Хорошо это или плохо - каждый решает для себя сам. Есть и другое обстоятельство. Дело в том, что Россия до 1745 года не нашла ни одного собственного месторождения золота. А золото необходимо для функционирования экономики. Золото приходилось привозить из-за границы. И у России для Европы был только один товар, который пользовался бешеным спросом, - пушнина. Пушнину в изобилии поставляла Сибирь. С одной стороны, это было хорошо. А с другой стороны - плохо. Добыча пушнины не зависела от сельского хозяйства или промышленности, значит, эти отрасли можно было не развивать. Первое условие развития - личная свобода работников, и сибирские богатства позволяли России сохранять крепостное право.

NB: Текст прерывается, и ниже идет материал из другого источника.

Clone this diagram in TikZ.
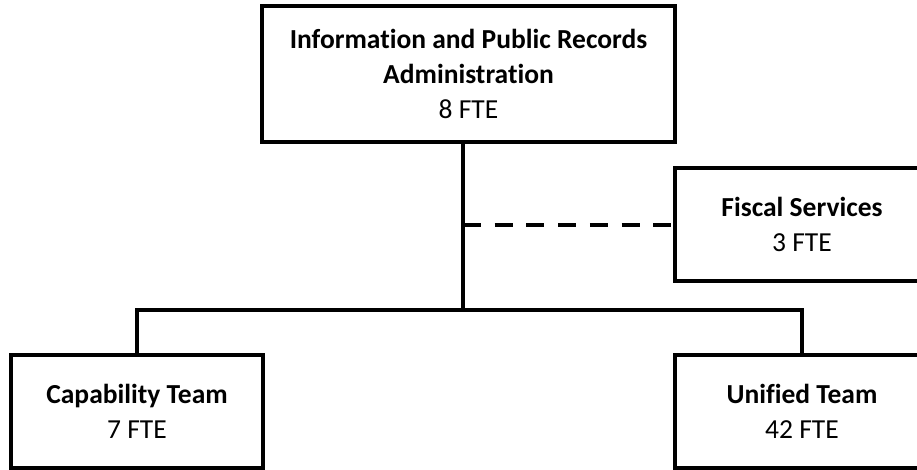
\documentclass[tikz,border=0pt]{standalone}
\usepackage{fontspec}
\setmainfont[Ligatures={NoCommon}]{Carlito}
\begin{document}
\begin{tikzpicture}[x=1pt,y=-1pt,
  unit/.style={draw=black, line width=4pt, fill=white, inner sep=0pt,
    align=center, font=\fontsize{27.5}{35}\selectfont,
    minimum width=254pt, minimum height=113pt},
  link/.style={draw=black, line width=4pt},
  staff link/.style={draw=black, line width=4pt, dash pattern=on 18pt off 13.7pt}]
\useasboundingbox (0,0) rectangle (917,469);
\clip (0,0) rectangle (917,469);

% junction of the reporting lines
\coordinate (hub) at (463,310);

% units
\node[unit, minimum width=413pt, minimum height=136pt] (ipra) at (468.5,74)
  {\textbf{Information and Public Records}\\\textbf{Administration}\\8 FTE};
\node[unit] (fiscal) at (802,224.5) {\textbf{Fiscal Services}\\3 FTE};
\node[unit, minimum width=252pt] (cap) at (137,411.5) {\textbf{Capability Team}\\7 FTE};
\node[unit] (uni) at (802,411.5) {\textbf{Unified Team}\\42 FTE};

% reporting lines
\draw[link] (hub |- ipra.south) -- (hub);
\draw[link] (cap.north) -- (cap.north |- hub) -- (uni.north |- hub) -- (uni.north);
\draw[staff link] (hub |- fiscal.west) -- (fiscal.west);
\end{tikzpicture}
\end{document}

Даже Петр, который так стремился сделать Россию европейской, не решился на отмену крепостного права. И оно выбило Россию с магистрали общеевропейского пути.


В общем-то, и ныне ситуация схожа. Сибирские нефть и газ (пресловутая "нефтяная игла") не позволяют России довести до конца экономические и политические реформы. Так что природные богатства - вещь амбивалентная.

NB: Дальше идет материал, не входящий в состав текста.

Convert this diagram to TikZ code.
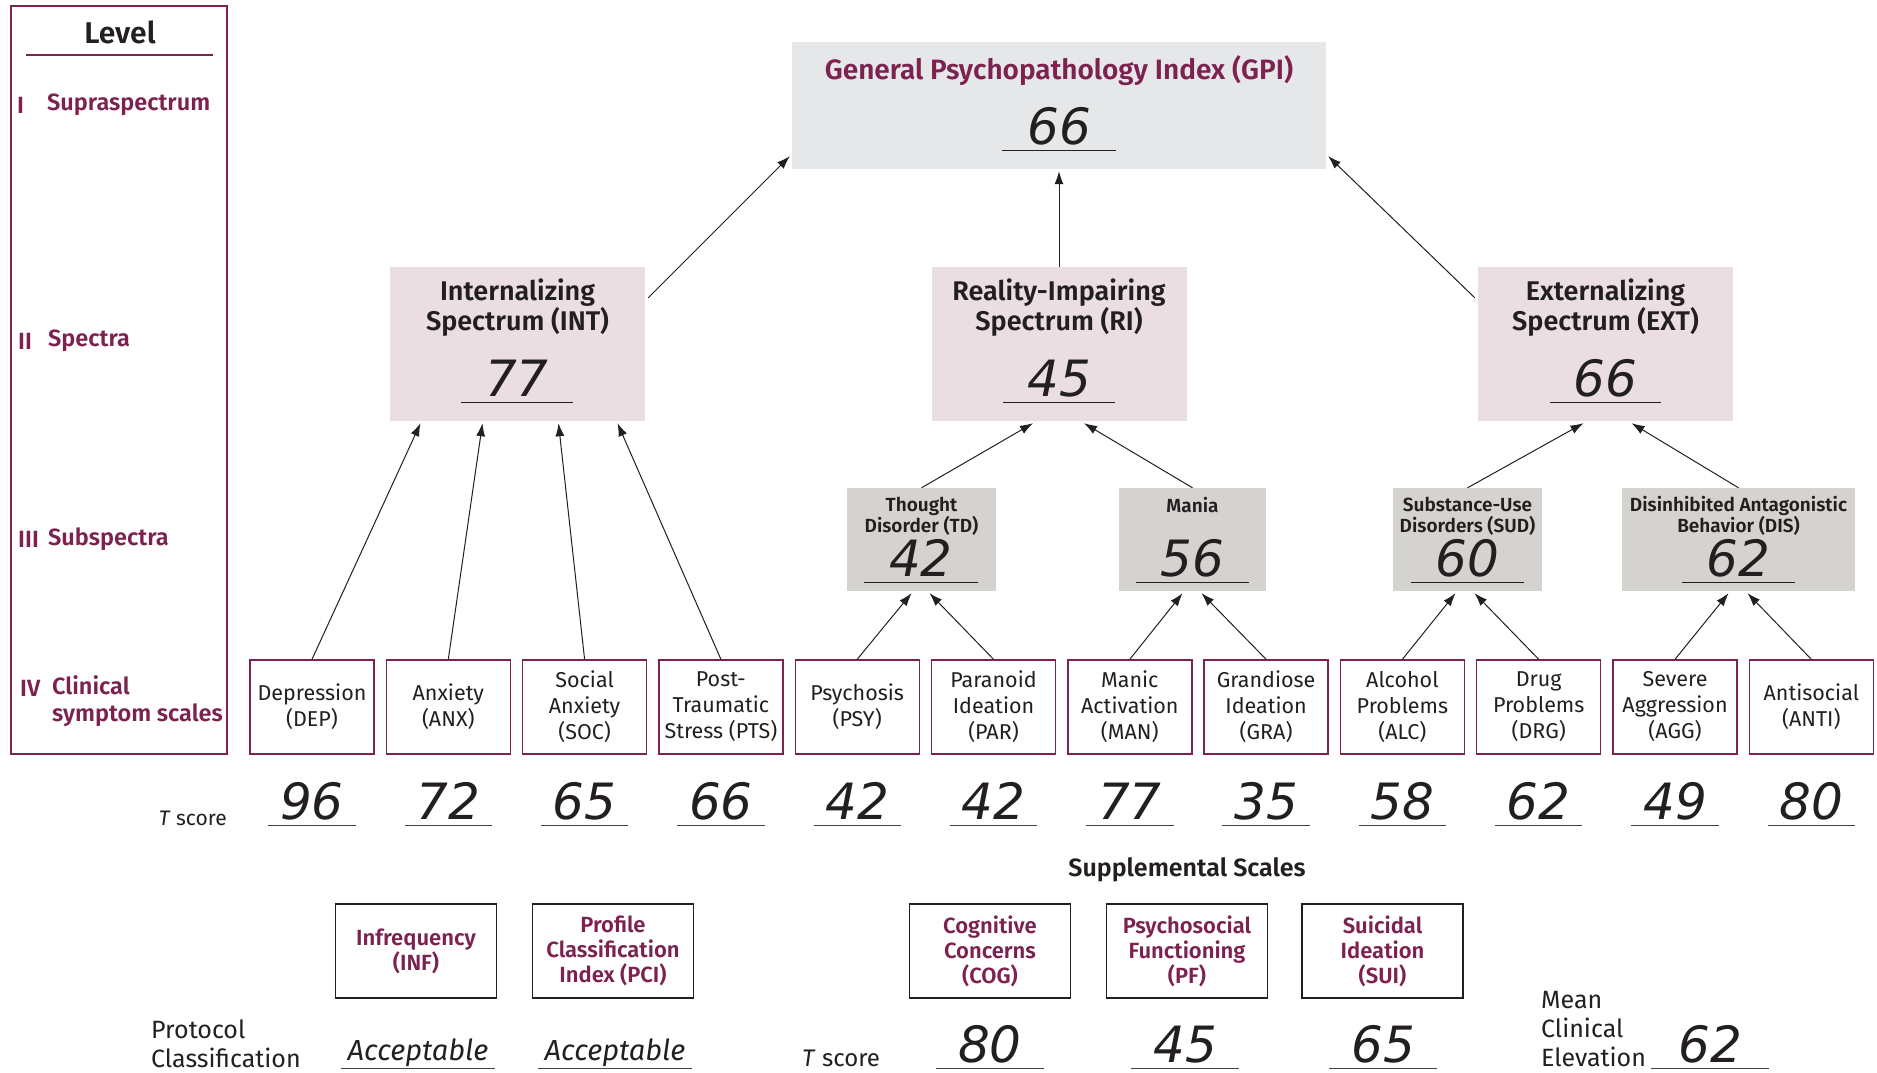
\documentclass[tikz,border=0pt]{standalone}
\usepackage{fontspec}
\setmainfont{Fira Sans}[BoldFont={Fira Sans SemiBold}]
\newfontfamily\handfont{DejaVu Sans}
\usetikzlibrary{arrows.meta}

\definecolor{plum}{HTML}{7D2250}
\definecolor{ink}{HTML}{231F20}
\definecolor{gpifill}{HTML}{E6E7E8}
\definecolor{specfill}{HTML}{EBDEE2}
\definecolor{subfill}{HTML}{D4D3CF}

\tikzset{
    gpibox/.style={fill=gpifill, minimum width=534pt, minimum height=127pt, inner sep=0pt},
    specbox/.style={fill=specfill, minimum width=255pt, minimum height=154pt, inner sep=0pt},
    subbox/.style={fill=subfill, minimum height=103pt, inner sep=0pt},
    clinbox/.style={draw=plum, line width=1.4pt, minimum width=124pt, minimum height=94pt, inner sep=0pt,
        align=center, text=ink, font=\fontsize{21.5}{26}\selectfont},
    suppbox/.style={draw=ink, line width=1.4pt, minimum width=161pt, minimum height=94pt, inner sep=0pt,
        align=center, text=plum, font=\bfseries\fontsize{22}{25}\selectfont},
    spectitle/.style={inner sep=0pt, align=center, text=ink, font=\bfseries\fontsize{27}{29}\selectfont},
    subtitle/.style={inner sep=0pt, align=center, text=ink, font=\bfseries\fontsize{19}{21}\selectfont},
    num/.style={inner sep=0pt, text height=36pt, text depth=6pt, text=ink, font=\handfont\itshape\fontsize{50}{50}\selectfont},
    acc/.style={inner sep=0pt, minimum width=153pt, text height=30pt, text depth=8pt, text=ink,
        font=\itshape\fontsize{29}{29}\selectfont},
    lvl/.style={inner sep=0pt, anchor=west, align=left, text=plum, font=\bfseries\fontsize{23.5}{27}\selectfont},
    side/.style={inner sep=0pt, align=left, text=ink, font=\fontsize{25}{29}\selectfont},
    uline/.style={line width=1.2pt, draw=ink!85},
    arr/.style={-{Latex[length=13pt,width=9pt]}, line width=1pt, draw=ink}
}

\begin{document}
\begin{tikzpicture}[x=1pt,y=-1pt]
    \useasboundingbox (0,0) rectangle (1877,1072);

    \draw[plum, line width=1.4pt] (11,6) rectangle (227,754);
    \node[inner sep=0pt, text=ink, font=\bfseries\fontsize{30}{32}\selectfont] (lvltitle) at (120,32) {Level};
    \draw[plum, line width=1.2pt] (26,55) -- (213,55);

    \node[lvl] (lvlone) at (17,105) {I};
    \node[lvl] (supra) at (47,105) {Supraspectrum};
    \node[lvl] (lvltwo) at (18,341) {II};
    \node[lvl] (spectra) at (48,341) {Spectra};
    \node[lvl] (lvlthree) at (18,539) {III};
    \node[lvl] (subspectra) at (48,539) {Subspectra};
    \node[lvl] (lvlfour) at (20,688) {IV};
    \node[lvl] (clinical) at (52,701.5) {Clinical\\symptom scales};

    \node[gpibox] (gpi) at (1059,105.5) {};
    \node[inner sep=0pt, text=plum, font=\bfseries\fontsize{28}{30}\selectfont] (gpititle) at (1059,71) {General Psychopathology Index (GPI)};
    \node[num, minimum width=113pt] (gpinum) at (1059,129.5) {66};
    \draw[uline, draw=ink] (gpinum.south west) -- (gpinum.south east);

    \node[specbox] (int) at (517.5,344) {};
    \node[spectitle] (inttitle) at (517.5,308) {Internalizing\\Spectrum (INT)};
    \node[num, minimum width=111pt] (intnum) at (517,381) {77};
    \draw[uline, draw=ink] (intnum.south west) -- (intnum.south east);

    \node[specbox] (ri) at (1059,344) {};
    \node[spectitle] (rititle) at (1059,308) {Reality-Impairing\\Spectrum (RI)};
    \node[num, minimum width=111pt] (rinum) at (1059,381) {45};
    \draw[uline, draw=ink] (rinum.south west) -- (rinum.south east);

    \node[specbox] (ext) at (1605.5,344) {};
    \node[spectitle] (exttitle) at (1605.5,308) {Externalizing\\Spectrum (EXT)};
    \node[num, minimum width=111pt] (extnum) at (1605.5,381) {66};
    \draw[uline, draw=ink] (extnum.south west) -- (extnum.south east);

    \node[subbox, minimum width=149pt] (td) at (921.5,539.5) {};
    \node[subtitle] (tdtitle) at (921.5,516) {Thought\\Disorder (TD)};
    \node[num, minimum width=113pt] (tdnum) at (921,561) {42};
    \draw[uline, draw=ink] (tdnum.south west) -- (tdnum.south east);

    \node[subbox, minimum width=147pt] (mania) at (1192.5,539.5) {};
    \node[subtitle] (maniatitle) at (1192.5,505) {Mania};
    \node[num, minimum width=113pt] (manianum) at (1192.5,561) {56};
    \draw[uline, draw=ink] (manianum.south west) -- (manianum.south east);

    \node[subbox, minimum width=149pt] (sud) at (1467.5,539.5) {};
    \node[subtitle] (sudtitle) at (1467.5,516) {Substance-Use\\Disorders (SUD)};
    \node[num, minimum width=113pt] (sudnum) at (1467.5,561) {60};
    \draw[uline, draw=ink] (sudnum.south west) -- (sudnum.south east);

    \node[subbox, minimum width=233pt] (dis) at (1738.5,539.5) {};
    \node[subtitle] (distitle) at (1738.5,516) {Disinhibited Antagonistic\\Behavior (DIS)};
    \node[num, minimum width=113pt] (disnum) at (1738.5,561) {62};
    \draw[uline, draw=ink] (disnum.south west) -- (disnum.south east);

    \node[clinbox] (dep) at (312,707) {Depression\\(DEP)};
    \node[clinbox] (anx) at (448.3,707) {Anxiety\\(ANX)};
    \node[clinbox] (soc) at (584.6,707) {Social\\Anxiety\\(SOC)};
    \node[clinbox] (pts) at (720.9,707) {Post-\\Traumatic\\Stress (PTS)};
    \node[clinbox] (psy) at (857.2,707) {Psychosis\\(PSY)};
    \node[clinbox] (par) at (993.5,707) {Paranoid\\Ideation\\(PAR)};
    \node[clinbox] (man) at (1129.8,707) {Manic\\Activation\\(MAN)};
    \node[clinbox] (gra) at (1266.1,707) {Grandiose\\Ideation\\(GRA)};
    \node[clinbox] (alc) at (1402.4,707) {Alcohol\\Problems\\(ALC)};
    \node[clinbox] (drg) at (1538.7,707) {Drug\\Problems\\(DRG)};
    \node[clinbox] (agg) at (1675,707) {Severe\\Aggression\\(AGG)};
    \node[clinbox] (anti) at (1811.3,707) {Antisocial\\(ANTI)};

    \node[side, anchor=east, font=\fontsize{21}{25}\selectfont] (tscore) at (227,818) {\textit{T} score};

    \node[num, minimum width=87pt] (depnum) at (312,804) {96};
    \node[num, minimum width=87pt] (anxnum) at (448.3,804) {72};
    \node[num, minimum width=87pt] (socnum) at (584.6,804) {65};
    \node[num, minimum width=87pt] (ptsnum) at (720.9,804) {66};
    \node[num, minimum width=87pt] (psynum) at (857.2,804) {42};
    \node[num, minimum width=87pt] (parnum) at (993.5,804) {42};
    \node[num, minimum width=87pt] (mannum) at (1129.8,804) {77};
    \node[num, minimum width=87pt] (granum) at (1266.1,804) {35};
    \node[num, minimum width=87pt] (alcnum) at (1402.4,804) {58};
    \node[num, minimum width=87pt] (drgnum) at (1538.7,804) {62};
    \node[num, minimum width=87pt] (aggnum) at (1675,804) {49};
    \node[num, minimum width=87pt] (antinum) at (1811.3,804) {80};

    \draw[uline] (depnum.south west) -- (depnum.south east);
    \draw[uline] (anxnum.south west) -- (anxnum.south east);
    \draw[uline] (socnum.south west) -- (socnum.south east);
    \draw[uline] (ptsnum.south west) -- (ptsnum.south east);
    \draw[uline] (psynum.south west) -- (psynum.south east);
    \draw[uline] (parnum.south west) -- (parnum.south east);
    \draw[uline] (mannum.south west) -- (mannum.south east);
    \draw[uline] (granum.south west) -- (granum.south east);
    \draw[uline] (alcnum.south west) -- (alcnum.south east);
    \draw[uline] (drgnum.south west) -- (drgnum.south east);
    \draw[uline] (aggnum.south west) -- (aggnum.south east);
    \draw[uline] (antinum.south west) -- (antinum.south east);

    \draw[arr] ([xshift=3pt,yshift=-31pt]int.north east) -- ([xshift=-2pt,yshift=13pt]gpi.south west);
    \draw[arr] (ri.north) -- ([yshift=-2pt]gpi.south);
    \draw[arr] ([xshift=-3pt,yshift=-31pt]ext.north west) -- ([xshift=2pt,yshift=13pt]gpi.south east);

    \draw[arr] (dep.north) -- ([xshift=-97pt,yshift=-2pt]int.south);
    \draw[arr] (anx.north) -- ([xshift=-35pt,yshift=-2pt]int.south);
    \draw[arr] (soc.north) -- ([xshift=41pt,yshift=-2pt]int.south);
    \draw[arr] (pts.north) -- ([xshift=100pt,yshift=-2pt]int.south);

    \draw[arr] (td.north) -- ([xshift=-26pt,yshift=-2pt]ri.south);
    \draw[arr] (mania.north) -- ([xshift=25pt,yshift=-2pt]ri.south);
    \draw[arr] (sud.north) -- ([xshift=-22pt,yshift=-2pt]ext.south);
    \draw[arr] (dis.north) -- ([xshift=26pt,yshift=-2pt]ext.south);

    \draw[arr] (psy.north) -- ([xshift=-10pt,yshift=-2pt]td.south);
    \draw[arr] (par.north) -- ([xshift=8pt,yshift=-2pt]td.south);
    \draw[arr] (man.north) -- ([xshift=-10pt,yshift=-2pt]mania.south);
    \draw[arr] (gra.north) -- ([xshift=9pt,yshift=-2pt]mania.south);
    \draw[arr] (alc.north) -- ([xshift=-12pt,yshift=-2pt]sud.south);
    \draw[arr] (drg.north) -- ([xshift=7pt,yshift=-2pt]sud.south);
    \draw[arr] (agg.north) -- ([xshift=-10pt,yshift=-2pt]dis.south);
    \draw[arr] (anti.north) -- ([xshift=9pt,yshift=-2pt]dis.south);

    \node[inner sep=0pt, text=ink, font=\bfseries\fontsize{25}{28}\selectfont] (supptitle) at (1187,870) {Supplemental Scales};

    \node[suppbox] (inf) at (416,951) {Infrequency\\(INF)};
    \node[suppbox] (pci) at (613,951) {Profile\\Classification\\Index (PCI)};
    \node[suppbox] (cog) at (990,951) {Cognitive\\Concerns\\(COG)};
    \node[suppbox] (pf) at (1187,951) {Psychosocial\\Functioning\\(PF)};
    \node[suppbox] (sui) at (1382.5,951) {Suicidal\\Ideation\\(SUI)};

    \node[side, anchor=west] (protocol) at (151,1043.5) {Protocol\\Classification};
    \node[acc] (infval) at (418,1049) {Acceptable};
    \node[acc] (pcival) at (615,1049) {Acceptable};
    \draw[uline] (infval.south west) -- (infval.south east);
    \draw[uline] (pcival.south west) -- (pcival.south east);

    \node[side, anchor=west, font=\fontsize{24}{29}\selectfont] (tscoresupp) at (802,1058) {\textit{T} score};
    \node[num, minimum width=107pt] (cognum) at (990,1047) {80};
    \node[num, minimum width=107pt] (pfnum) at (1185,1047) {45};
    \node[num, minimum width=107pt] (suinum) at (1383,1047) {65};
    \draw[uline] (cognum.south west) -- (cognum.south east);
    \draw[uline] (pfnum.south west) -- (pfnum.south east);
    \draw[uline] (suinum.south west) -- (suinum.south east);

    \node[side, anchor=west] (mce) at (1541,1029) {Mean\\Clinical\\Elevation};
    \node[num, minimum width=117pt] (mcenum) at (1710,1047) {62};
    \draw[uline] (mcenum.south west) -- (mcenum.south east);
\end{tikzpicture}
\end{document}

Сибирь - пространство совершенно с особыми внутренними законами, почти идеальный мир, где всем хватает места, где все могут найти себе занятие, где можно не отнимать, а осваивать.

Алексей Иванов: Отнимать все равно приходилось, не будем заниматься самообманом. Но то, что Сибирь в каком-то смысле была русским идеалом, это верно. Не зря же в Сибирь бежало столько народа. Сибирь не имела крепостного права - это уже само по себе привлекало людей. Сибирь вовсе не была такой суровой, какой ее принято изображать: южная Сибирь по климату ничуть не хуже, чем, скажем, Воронежская область. Лесостепная Сибирь плодородна - переселенцы не голодали. Сибирь заселена слабо: там действительно всем хватает места. В общем, жить в Сибири было достаточно комфортно. Добраться было сложно, сложно было освоиться на новом месте, но жить - хорошо.